• _YOUR INSTRUCTIONS_
Find each line with the word "matplotlib" and copy it.

• _COLLECTED MATERIAL_
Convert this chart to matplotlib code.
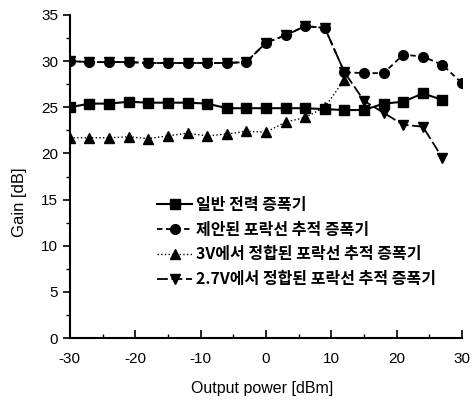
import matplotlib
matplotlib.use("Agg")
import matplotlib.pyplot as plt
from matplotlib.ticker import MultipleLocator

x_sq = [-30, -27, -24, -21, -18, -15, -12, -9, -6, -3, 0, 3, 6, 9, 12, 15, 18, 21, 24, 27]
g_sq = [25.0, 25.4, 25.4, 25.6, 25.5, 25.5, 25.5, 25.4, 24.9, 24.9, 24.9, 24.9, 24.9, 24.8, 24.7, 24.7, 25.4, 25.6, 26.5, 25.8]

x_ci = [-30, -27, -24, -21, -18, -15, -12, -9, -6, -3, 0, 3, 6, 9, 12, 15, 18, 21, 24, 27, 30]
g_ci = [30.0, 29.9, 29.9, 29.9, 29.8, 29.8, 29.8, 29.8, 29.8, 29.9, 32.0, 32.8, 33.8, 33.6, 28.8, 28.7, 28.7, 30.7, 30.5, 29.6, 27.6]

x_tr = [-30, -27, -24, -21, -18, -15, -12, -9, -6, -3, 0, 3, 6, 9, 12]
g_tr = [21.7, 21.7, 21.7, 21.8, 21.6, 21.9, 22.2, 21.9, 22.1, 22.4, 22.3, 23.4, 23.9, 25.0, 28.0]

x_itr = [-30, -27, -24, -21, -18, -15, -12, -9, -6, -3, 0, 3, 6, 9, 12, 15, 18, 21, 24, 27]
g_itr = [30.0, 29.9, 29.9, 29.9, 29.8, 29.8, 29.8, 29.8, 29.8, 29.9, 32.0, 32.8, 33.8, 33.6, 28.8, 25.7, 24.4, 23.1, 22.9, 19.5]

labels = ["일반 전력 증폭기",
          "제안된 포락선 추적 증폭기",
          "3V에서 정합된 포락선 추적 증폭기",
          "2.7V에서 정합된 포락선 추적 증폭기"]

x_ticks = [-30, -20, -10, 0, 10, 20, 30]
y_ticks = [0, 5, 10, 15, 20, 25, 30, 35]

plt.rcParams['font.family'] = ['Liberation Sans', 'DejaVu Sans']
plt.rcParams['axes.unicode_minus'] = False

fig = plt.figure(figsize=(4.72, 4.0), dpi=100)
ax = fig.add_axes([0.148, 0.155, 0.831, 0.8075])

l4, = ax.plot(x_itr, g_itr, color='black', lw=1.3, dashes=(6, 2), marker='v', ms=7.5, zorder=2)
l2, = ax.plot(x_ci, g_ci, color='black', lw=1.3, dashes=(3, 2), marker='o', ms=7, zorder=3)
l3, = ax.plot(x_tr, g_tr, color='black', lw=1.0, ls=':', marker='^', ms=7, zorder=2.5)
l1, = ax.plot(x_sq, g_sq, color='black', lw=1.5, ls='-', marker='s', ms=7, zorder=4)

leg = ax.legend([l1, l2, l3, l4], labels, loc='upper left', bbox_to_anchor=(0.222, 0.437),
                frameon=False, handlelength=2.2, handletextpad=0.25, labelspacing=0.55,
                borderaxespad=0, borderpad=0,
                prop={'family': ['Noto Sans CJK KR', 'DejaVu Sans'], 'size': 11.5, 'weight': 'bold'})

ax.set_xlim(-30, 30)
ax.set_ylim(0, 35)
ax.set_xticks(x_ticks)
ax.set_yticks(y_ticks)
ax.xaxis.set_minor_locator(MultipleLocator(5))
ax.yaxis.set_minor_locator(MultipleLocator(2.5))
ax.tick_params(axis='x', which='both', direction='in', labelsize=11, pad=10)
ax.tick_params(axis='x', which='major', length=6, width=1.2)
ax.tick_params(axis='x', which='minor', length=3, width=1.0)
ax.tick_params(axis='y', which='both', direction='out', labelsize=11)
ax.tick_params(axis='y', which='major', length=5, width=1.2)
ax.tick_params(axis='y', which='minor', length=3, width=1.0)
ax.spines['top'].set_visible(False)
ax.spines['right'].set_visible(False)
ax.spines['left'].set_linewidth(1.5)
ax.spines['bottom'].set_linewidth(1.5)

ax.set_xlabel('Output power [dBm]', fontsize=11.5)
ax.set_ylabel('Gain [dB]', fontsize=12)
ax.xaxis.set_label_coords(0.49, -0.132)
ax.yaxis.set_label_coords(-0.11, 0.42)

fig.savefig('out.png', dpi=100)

• _SOLUTION FOR THIS EXERCISE_
Convert this chart to matplotlib code.
import matplotlib
matplotlib.use("Agg")
import matplotlib.pyplot as plt
from matplotlib.ticker import MultipleLocator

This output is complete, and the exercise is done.